## [Exercise description]
Reproduce all the lines exactly as they stand, apart from the pictures.

## [Dataset content]
● ● ● ● ●

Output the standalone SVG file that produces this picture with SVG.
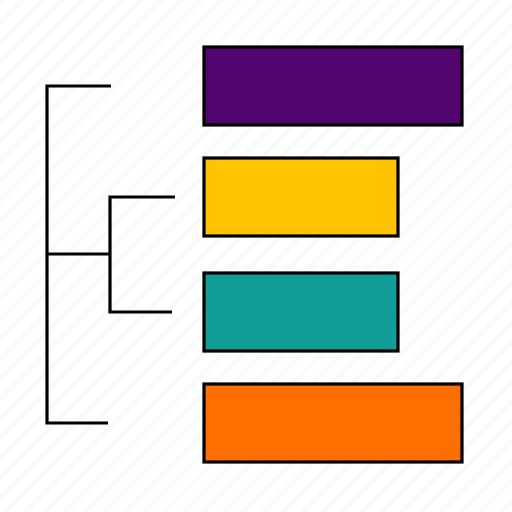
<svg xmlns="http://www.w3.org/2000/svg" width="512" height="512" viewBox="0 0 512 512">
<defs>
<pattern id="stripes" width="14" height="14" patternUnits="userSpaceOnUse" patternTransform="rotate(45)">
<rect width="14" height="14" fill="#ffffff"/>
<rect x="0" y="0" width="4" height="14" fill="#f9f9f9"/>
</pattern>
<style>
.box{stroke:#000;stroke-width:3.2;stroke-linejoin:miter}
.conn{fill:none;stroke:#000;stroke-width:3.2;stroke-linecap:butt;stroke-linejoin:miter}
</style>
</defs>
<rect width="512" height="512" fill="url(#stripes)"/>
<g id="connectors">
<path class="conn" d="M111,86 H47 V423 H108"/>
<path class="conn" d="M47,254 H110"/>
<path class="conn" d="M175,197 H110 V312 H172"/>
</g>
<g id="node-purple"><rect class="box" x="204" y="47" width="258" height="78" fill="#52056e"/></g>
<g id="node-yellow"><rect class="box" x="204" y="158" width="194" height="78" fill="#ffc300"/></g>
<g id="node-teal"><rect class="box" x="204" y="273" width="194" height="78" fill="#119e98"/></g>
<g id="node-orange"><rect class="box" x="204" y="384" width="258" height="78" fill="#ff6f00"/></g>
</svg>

● ● ● ● ●

## [Correct result]
Output the standalone SVG file that produces this picture with SVG.
<svg xmlns="http://www.w3.org/2000/svg" width="512" height="512" viewBox="0 0 512 512">
<defs>
<pattern id="stripes" width="14" height="14" patternUnits="userSpaceOnUse" patternTransform="rotate(45)">
<rect width="14" height="14" fill="#ffffff"/>
<rect x="0" y="0" width="4" height="14" fill="#f9f9f9"/>
</pattern>
<style>
.box{stroke:#000;stroke-width:3.2;stroke-linejoin:miter}
.conn{fill:none;stroke:#000;stroke-width:3.2;stroke-linecap:butt;stroke-linejoin:miter}
</style>
</defs>
<rect width="512" height="512" fill="url(#stripes)"/>
<g id="connectors">
<path class="conn" d="M111,86 H47 V423 H108"/>
<path class="conn" d="M47,254 H110"/>
<path class="conn" d="M175,197 H110 V312 H172"/>
</g>
<g id="node-purple"><rect class="box" x="204" y="47" width="258" height="78" fill="#52056e"/></g>
<g id="node-yellow"><rect class="box" x="204" y="158" width="194" height="78" fill="#ffc300"/></g>
<g id="node-teal"><rect class="box" x="204" y="273" width="194" height="78" fill="#119e98"/></g>
<g id="node-orange"><rect class="box" x="204" y="384" width="258" height="78" fill="#ff6f00"/></g>
</svg>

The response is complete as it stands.